In recent years, many researchers have explored different variants of Monte Carlo search, their relationship to deep reinforcement learning, and their different applications. The purpose of the workshop was to bring these researchers together to present their research, discuss future research directions, and cross-fertilize the different communities. Submissions were welcome in all fields related to Monte Carlo search, including:
Monte Carlo tree search and upper confidence trees,
Nested Monte Carlo search,
Non-locality in Monte Carlo search,
Combination with zero learning,
Monte Carlo belief-state estimation,
Self-adaptive Monte Carlo search,
Monte Carlo in many player games,
Industrial applications,
Scientific applications,
Applications in games,
Applications in puzzles.
Each paper was sent to three reviewers. If conflicting views on a paper were reported, it was sent to an additional reviewer. Program chairs were not involved in the review assignment and final selection of their own papers as these were handled separately by the other chairs. In the end, 11 contributions were accepted for presentation at the workshop, of which nine made it into these proceedings. Here we provide a brief outline of these nine contributions, in the order in which they appear in the proceedings.
The Search Algorithm for the Game of Bridge by Tristan Cazenave and Vronique Ventos proposes a search algorithm that improves on perfect information Monte Carlo search for some contracts of bridge. It repairs two known defects of perfect information Monte Carlo search, namely strategy fusion and non locality.
Stabilized Nested Rollout Policy Adaptation by Tristan Cazenave, Jean-Baptiste Sevestre, and Mathieu Toulemont presents a straightforward improvement of Nested Rollout Policy Adaptation (NRPA) that gives good results in SameGame, the Traveling Salesman with Time Windows, and Expression Discovery. It stabilizes the learning of the policy by playing multiple playouts before adaptations at level one.
In zoNNscan: A Boundary-Entropy Index for Zone Inspection of Neural Models, Adel Jaouen and Erwan Le Merrer introduce an index that is intended to inform the boundary uncertainty (in terms of the presence of other classes) around one given input data point. It is based on confidence entropy, and is implemented through Monte Carlo sampling in the multidimensional ball surrounding that input.

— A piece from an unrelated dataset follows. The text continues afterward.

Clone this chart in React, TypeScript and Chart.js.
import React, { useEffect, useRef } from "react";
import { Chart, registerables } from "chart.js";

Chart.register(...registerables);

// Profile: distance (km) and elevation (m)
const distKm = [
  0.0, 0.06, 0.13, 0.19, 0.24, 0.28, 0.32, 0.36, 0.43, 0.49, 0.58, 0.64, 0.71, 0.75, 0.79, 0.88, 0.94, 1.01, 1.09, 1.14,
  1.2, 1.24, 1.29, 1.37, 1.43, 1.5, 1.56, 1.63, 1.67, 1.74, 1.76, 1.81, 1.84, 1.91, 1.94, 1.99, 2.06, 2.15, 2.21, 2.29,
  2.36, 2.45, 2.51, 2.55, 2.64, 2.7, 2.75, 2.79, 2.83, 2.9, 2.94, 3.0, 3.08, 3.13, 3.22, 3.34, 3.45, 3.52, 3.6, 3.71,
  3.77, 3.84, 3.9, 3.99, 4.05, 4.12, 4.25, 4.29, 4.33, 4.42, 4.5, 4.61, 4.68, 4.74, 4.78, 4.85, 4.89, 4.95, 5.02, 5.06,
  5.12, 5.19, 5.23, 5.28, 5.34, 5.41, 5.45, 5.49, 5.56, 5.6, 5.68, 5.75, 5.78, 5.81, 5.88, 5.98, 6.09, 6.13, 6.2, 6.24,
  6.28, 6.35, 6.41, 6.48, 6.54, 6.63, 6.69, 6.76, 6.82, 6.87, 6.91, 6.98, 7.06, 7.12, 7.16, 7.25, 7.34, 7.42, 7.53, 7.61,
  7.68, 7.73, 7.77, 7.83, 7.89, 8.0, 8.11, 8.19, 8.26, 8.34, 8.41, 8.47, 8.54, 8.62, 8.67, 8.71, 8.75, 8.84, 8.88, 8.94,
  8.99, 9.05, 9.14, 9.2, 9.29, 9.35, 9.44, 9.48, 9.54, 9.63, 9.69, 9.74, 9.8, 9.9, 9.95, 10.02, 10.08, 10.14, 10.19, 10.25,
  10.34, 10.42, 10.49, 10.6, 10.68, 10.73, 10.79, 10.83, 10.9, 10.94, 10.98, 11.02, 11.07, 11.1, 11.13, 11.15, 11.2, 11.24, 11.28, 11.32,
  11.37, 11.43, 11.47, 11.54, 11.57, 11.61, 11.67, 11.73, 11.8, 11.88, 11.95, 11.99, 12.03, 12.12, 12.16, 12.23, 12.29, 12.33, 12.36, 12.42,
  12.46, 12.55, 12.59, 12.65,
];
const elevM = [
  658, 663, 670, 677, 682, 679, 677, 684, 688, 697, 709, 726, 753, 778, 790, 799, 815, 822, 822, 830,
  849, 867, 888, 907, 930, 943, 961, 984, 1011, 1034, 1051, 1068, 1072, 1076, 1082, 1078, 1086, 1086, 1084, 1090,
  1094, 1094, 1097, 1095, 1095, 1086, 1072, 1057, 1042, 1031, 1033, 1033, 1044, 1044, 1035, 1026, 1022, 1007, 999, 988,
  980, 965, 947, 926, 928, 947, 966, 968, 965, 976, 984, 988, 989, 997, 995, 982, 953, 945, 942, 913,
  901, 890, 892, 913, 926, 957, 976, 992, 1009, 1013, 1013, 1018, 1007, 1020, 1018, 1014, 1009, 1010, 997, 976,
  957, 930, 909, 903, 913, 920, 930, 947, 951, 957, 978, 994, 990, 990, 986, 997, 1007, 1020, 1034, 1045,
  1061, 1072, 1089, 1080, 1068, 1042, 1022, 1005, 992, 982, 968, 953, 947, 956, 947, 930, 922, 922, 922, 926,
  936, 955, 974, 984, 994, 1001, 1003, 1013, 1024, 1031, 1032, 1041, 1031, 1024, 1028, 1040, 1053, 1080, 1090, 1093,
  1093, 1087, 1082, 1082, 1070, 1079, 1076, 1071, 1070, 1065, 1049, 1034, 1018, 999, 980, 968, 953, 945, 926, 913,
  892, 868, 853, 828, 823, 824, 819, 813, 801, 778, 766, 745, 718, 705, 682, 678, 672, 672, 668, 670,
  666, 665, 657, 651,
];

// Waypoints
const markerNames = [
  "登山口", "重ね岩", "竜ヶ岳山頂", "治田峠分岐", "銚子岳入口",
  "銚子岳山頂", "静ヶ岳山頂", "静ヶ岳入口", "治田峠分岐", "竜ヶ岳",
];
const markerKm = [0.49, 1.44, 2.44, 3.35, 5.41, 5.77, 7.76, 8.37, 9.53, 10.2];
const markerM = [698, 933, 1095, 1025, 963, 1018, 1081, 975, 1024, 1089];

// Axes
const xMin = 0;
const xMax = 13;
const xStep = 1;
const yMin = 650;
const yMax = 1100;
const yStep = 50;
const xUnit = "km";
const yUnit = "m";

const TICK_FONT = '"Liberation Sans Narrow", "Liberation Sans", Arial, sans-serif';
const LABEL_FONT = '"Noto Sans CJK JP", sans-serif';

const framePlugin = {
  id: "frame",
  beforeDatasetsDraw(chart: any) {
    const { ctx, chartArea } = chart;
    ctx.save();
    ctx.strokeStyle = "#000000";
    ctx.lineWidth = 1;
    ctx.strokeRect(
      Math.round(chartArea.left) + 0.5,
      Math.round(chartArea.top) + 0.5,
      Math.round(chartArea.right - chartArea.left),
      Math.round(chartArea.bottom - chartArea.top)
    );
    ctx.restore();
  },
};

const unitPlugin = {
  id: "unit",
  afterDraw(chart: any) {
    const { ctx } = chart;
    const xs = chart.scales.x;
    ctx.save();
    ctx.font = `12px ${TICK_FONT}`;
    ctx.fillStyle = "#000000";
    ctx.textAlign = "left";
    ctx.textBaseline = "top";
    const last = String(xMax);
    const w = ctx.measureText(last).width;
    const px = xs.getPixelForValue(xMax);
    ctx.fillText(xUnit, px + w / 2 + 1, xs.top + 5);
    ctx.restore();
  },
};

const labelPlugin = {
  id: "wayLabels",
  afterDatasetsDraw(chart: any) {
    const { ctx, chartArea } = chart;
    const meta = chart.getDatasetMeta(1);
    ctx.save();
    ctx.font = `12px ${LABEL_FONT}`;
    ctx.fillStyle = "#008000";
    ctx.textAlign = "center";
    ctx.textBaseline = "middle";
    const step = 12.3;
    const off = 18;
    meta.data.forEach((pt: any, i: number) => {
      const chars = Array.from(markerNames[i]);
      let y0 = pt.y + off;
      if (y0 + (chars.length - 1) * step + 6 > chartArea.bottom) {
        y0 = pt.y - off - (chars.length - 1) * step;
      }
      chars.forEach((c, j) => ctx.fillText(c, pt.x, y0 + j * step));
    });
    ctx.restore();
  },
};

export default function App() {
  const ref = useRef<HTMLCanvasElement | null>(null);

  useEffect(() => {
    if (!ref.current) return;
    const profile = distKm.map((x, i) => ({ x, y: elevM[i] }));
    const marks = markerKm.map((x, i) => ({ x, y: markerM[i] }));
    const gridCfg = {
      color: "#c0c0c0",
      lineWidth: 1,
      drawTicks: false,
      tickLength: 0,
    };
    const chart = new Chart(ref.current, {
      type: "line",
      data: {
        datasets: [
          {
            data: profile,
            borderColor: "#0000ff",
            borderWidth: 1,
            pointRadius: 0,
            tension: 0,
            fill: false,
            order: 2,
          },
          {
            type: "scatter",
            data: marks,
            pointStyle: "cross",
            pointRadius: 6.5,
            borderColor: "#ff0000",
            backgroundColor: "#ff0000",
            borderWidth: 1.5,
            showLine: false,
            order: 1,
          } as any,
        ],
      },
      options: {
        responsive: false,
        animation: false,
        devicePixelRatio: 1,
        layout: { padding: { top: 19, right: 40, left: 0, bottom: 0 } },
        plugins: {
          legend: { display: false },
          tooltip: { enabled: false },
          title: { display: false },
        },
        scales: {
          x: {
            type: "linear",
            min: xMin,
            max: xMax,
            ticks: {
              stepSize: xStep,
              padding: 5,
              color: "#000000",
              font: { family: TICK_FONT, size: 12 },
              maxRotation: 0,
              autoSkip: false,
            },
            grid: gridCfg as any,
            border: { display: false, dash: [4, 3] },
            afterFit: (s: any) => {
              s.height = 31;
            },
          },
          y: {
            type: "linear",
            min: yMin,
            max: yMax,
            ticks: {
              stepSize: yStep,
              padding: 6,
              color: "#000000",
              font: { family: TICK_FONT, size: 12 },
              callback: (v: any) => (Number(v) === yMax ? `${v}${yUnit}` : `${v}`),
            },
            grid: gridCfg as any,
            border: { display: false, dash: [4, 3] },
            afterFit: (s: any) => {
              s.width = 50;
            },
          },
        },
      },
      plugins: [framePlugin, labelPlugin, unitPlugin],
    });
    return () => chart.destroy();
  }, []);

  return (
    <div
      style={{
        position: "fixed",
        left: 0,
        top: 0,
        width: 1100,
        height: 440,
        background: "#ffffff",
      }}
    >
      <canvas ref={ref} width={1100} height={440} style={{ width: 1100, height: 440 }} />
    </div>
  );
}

Reward shaping is often a hidden critical component of reinforcement learning. In Ordinal Monte Carlo Tree Search, Tobias Joppen and Johannes Frnkranz discuss the use of only a ranking information on rewards (as opposed to numerical values). This makes their proposed Monte Carlo tree search (MCTS) variant robust to poorly chosen reward values.
Monte Carlo Game Solver by Tristan Cazenave uses the information on move ordering collected during a Monte Carlo tree search to order moves in Alpha-Beta search. Various small games are solved with this Alpha-Beta variant equipped with Monte Carlo move ordering. Overall, it improves on Alpha-Beta with simple move ordering heuristics.
Generalized Nested Rollout Policy Adaptation by Tristan Cazenave demonstrates mathematically that Generalized Nested Rollout Policy Adaptation with a bias and a temperature is equivalent to Nested Rollout Policy Adaptation with initialization of the weights and a different learning rate. Using a bias is more convenient and more general than initializing weights as demonstrated for SameGame. Good results are also obtained for the Traveling Salesman Problem with Time Windows.
Monte Carlo Inverse Folding by Tristan Cazenave and Thomas Fournier addresses the design of RNA molecules with Monte Carlo search. They test various optimizations of NRPA on the RNA design problem and reach state-of-the-art results on the Eterna100 benchmark using general improvements of Monte Carlo search.